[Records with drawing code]
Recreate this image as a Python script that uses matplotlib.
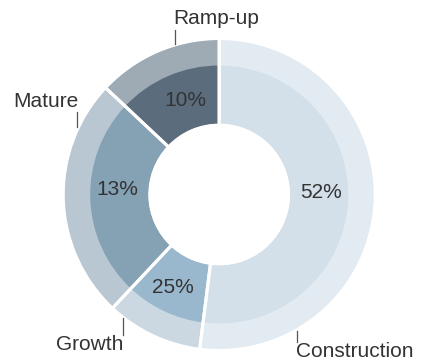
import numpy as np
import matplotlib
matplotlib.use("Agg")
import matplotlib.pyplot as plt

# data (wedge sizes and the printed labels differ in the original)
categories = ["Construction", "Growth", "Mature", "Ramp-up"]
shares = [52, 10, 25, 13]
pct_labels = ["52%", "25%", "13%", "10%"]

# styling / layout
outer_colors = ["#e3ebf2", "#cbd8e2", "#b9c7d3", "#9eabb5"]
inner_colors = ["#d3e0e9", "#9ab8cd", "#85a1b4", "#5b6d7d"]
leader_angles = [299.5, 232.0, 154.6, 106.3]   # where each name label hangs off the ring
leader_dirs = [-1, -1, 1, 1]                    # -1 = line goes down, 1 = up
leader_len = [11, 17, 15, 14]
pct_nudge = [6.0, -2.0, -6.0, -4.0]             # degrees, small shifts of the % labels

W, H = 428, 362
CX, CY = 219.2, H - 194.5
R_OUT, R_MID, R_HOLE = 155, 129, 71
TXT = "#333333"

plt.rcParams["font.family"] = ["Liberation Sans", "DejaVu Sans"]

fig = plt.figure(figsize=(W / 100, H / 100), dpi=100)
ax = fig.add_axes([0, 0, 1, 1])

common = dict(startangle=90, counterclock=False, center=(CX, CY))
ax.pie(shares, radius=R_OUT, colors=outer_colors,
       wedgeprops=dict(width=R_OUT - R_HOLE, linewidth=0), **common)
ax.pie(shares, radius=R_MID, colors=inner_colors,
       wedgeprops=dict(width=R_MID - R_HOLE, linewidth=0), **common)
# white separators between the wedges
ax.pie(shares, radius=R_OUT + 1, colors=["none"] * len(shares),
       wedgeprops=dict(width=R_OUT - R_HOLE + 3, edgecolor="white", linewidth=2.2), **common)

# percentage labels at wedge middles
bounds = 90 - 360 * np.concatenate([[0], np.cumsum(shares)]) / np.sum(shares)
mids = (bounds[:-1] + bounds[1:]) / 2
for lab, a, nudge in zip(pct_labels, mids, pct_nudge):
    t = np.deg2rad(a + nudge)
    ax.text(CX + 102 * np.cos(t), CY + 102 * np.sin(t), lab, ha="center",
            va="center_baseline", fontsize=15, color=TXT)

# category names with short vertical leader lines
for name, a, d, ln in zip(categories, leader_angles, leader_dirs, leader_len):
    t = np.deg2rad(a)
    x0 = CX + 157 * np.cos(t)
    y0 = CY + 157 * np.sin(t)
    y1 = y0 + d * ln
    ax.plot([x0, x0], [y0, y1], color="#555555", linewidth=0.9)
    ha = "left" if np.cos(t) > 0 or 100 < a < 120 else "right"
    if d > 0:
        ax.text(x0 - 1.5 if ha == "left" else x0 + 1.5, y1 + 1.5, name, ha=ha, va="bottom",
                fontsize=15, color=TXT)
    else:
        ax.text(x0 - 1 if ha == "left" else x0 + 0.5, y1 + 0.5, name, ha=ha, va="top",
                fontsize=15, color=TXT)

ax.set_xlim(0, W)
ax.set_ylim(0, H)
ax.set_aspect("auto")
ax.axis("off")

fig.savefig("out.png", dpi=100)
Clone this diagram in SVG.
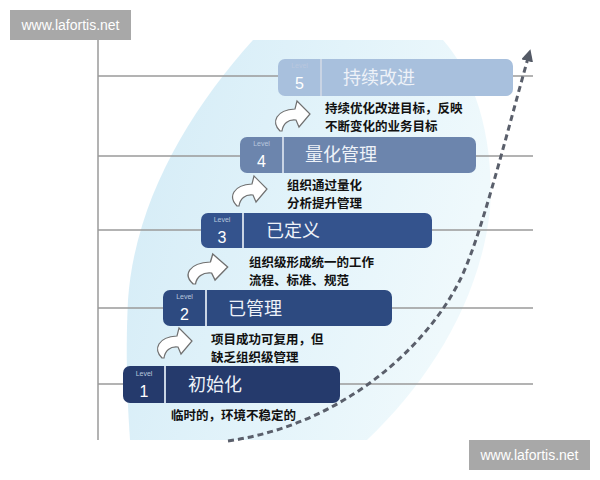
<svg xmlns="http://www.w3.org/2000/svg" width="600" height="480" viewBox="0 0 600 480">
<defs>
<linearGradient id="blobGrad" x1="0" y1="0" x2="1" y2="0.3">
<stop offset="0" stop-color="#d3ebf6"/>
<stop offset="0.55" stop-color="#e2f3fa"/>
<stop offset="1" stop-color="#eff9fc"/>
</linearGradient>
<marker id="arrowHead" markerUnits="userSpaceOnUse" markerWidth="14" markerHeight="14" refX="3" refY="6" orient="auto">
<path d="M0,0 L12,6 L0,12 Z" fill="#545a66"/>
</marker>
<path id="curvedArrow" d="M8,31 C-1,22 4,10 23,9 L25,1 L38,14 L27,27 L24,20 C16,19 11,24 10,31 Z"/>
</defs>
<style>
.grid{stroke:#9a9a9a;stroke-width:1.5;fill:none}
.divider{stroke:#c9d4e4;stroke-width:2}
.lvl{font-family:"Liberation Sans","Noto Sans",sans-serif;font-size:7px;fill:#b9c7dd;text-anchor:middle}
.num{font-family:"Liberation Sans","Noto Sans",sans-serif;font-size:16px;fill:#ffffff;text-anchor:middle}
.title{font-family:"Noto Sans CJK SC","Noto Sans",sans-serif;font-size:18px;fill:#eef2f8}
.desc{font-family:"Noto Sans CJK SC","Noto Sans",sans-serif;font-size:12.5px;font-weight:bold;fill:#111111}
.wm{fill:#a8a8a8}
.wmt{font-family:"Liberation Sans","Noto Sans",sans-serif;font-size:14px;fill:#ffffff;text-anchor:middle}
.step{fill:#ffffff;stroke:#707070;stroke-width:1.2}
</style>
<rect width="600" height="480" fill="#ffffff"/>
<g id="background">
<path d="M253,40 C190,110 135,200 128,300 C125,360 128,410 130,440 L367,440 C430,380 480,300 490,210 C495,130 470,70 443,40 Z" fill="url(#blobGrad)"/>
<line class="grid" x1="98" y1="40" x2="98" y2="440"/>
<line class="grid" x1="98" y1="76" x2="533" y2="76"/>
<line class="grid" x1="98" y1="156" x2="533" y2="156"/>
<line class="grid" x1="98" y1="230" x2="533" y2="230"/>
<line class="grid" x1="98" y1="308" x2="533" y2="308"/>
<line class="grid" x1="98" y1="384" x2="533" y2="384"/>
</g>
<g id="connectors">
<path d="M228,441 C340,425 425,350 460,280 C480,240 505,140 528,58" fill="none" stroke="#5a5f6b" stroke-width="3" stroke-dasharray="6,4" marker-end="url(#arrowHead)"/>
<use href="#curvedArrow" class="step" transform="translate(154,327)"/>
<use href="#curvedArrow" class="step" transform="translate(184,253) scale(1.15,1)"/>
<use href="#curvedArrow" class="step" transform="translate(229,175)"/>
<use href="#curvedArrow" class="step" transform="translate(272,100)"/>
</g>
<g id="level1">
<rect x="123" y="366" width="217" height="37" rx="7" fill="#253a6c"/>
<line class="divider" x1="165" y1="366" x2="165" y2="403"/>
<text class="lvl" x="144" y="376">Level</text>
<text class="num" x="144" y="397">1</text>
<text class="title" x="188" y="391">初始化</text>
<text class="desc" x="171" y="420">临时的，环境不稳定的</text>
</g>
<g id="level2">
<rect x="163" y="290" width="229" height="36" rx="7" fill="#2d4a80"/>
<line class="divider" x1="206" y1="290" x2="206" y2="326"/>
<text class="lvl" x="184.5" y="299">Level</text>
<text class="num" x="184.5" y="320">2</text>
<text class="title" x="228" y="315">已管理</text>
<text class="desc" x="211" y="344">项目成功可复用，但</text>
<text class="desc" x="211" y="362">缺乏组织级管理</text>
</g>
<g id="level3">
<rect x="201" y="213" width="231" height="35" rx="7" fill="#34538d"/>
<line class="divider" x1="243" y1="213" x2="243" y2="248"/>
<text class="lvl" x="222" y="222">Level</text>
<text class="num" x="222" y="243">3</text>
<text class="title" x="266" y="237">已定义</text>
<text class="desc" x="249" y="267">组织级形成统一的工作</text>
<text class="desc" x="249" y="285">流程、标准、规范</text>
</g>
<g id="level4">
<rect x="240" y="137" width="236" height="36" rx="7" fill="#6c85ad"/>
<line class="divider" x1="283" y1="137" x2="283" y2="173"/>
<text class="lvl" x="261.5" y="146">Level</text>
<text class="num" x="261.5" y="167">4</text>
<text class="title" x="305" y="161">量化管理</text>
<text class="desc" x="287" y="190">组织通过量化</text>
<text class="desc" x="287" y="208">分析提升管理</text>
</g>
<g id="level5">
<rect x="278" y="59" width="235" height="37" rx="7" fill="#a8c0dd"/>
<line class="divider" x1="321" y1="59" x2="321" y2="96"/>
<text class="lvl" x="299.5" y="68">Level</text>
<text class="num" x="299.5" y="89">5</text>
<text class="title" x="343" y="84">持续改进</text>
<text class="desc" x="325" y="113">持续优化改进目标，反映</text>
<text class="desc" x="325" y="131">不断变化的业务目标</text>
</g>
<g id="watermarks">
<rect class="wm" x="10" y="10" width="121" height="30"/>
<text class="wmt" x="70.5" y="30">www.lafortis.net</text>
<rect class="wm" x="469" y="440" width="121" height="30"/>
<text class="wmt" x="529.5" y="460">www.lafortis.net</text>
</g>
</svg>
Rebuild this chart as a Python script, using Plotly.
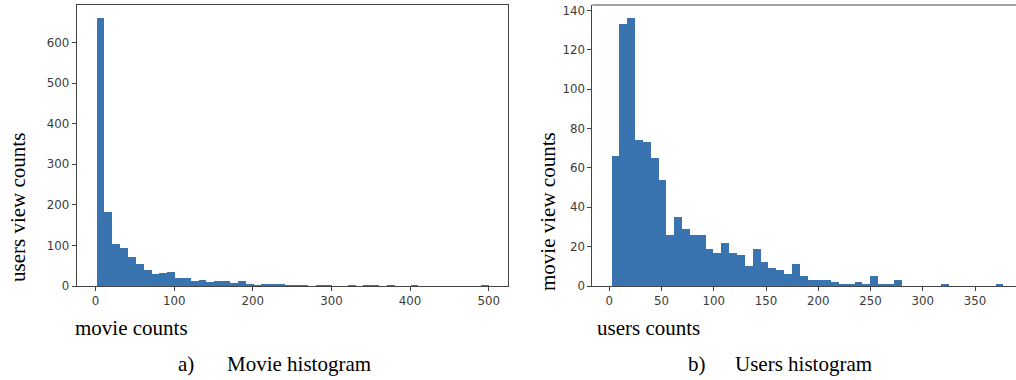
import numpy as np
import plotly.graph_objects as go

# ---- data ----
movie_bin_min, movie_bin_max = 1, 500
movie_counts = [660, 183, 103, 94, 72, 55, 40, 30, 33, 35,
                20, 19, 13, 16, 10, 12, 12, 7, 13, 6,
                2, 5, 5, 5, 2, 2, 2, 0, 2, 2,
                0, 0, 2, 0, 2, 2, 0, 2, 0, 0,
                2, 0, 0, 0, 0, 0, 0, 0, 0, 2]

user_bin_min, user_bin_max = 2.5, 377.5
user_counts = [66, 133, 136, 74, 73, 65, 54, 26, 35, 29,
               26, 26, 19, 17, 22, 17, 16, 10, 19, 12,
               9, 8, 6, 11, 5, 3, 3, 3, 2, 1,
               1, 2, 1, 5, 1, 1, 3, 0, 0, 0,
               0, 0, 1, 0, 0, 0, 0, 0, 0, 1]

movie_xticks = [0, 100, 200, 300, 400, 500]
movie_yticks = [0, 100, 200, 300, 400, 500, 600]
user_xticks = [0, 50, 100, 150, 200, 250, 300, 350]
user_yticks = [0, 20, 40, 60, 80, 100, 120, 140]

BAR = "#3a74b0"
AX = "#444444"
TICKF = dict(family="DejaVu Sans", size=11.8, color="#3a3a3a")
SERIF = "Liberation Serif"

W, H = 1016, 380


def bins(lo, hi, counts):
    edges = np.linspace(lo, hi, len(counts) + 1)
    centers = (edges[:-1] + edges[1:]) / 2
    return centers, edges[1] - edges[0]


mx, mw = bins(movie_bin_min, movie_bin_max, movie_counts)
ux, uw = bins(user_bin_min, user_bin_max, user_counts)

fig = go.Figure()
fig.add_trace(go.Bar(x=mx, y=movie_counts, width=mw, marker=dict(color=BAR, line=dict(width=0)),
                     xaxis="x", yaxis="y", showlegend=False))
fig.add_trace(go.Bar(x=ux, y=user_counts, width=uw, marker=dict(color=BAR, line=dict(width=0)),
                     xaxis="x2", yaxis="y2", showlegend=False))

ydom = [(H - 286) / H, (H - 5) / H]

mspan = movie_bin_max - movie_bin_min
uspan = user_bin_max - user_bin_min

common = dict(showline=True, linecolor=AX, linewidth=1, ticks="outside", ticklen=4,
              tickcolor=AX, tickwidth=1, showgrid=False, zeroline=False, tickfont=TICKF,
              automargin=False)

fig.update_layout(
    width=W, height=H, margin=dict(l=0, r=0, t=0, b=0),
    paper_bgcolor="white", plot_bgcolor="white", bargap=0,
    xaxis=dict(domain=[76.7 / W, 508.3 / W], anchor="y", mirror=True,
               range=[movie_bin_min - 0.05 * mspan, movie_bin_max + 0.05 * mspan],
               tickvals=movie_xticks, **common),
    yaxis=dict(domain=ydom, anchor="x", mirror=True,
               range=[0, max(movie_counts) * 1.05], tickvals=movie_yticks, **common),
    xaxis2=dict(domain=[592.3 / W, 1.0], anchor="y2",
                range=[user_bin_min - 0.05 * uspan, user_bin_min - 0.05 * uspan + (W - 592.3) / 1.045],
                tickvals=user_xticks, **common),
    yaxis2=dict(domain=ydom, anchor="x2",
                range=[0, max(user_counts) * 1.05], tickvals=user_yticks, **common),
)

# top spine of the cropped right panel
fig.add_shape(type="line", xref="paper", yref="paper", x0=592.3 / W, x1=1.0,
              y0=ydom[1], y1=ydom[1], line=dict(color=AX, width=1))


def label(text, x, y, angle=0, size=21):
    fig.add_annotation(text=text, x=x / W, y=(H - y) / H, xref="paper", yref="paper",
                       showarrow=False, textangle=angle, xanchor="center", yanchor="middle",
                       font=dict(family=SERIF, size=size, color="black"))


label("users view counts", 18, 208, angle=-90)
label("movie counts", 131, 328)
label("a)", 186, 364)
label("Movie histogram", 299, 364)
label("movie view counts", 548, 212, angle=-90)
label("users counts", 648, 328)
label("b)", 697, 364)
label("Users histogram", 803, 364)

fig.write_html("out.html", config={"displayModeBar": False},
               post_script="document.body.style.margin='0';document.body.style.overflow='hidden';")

## TASK
Copy only the lines above from the one containing "Rebuild this chart" through the one containing "import plotly.graph_objects as go", both included. Leave out the pictures.

## REPLY TO THE EXERCISE
Rebuild this chart as a Python script, using Plotly.
import numpy as np
import plotly.graph_objects as go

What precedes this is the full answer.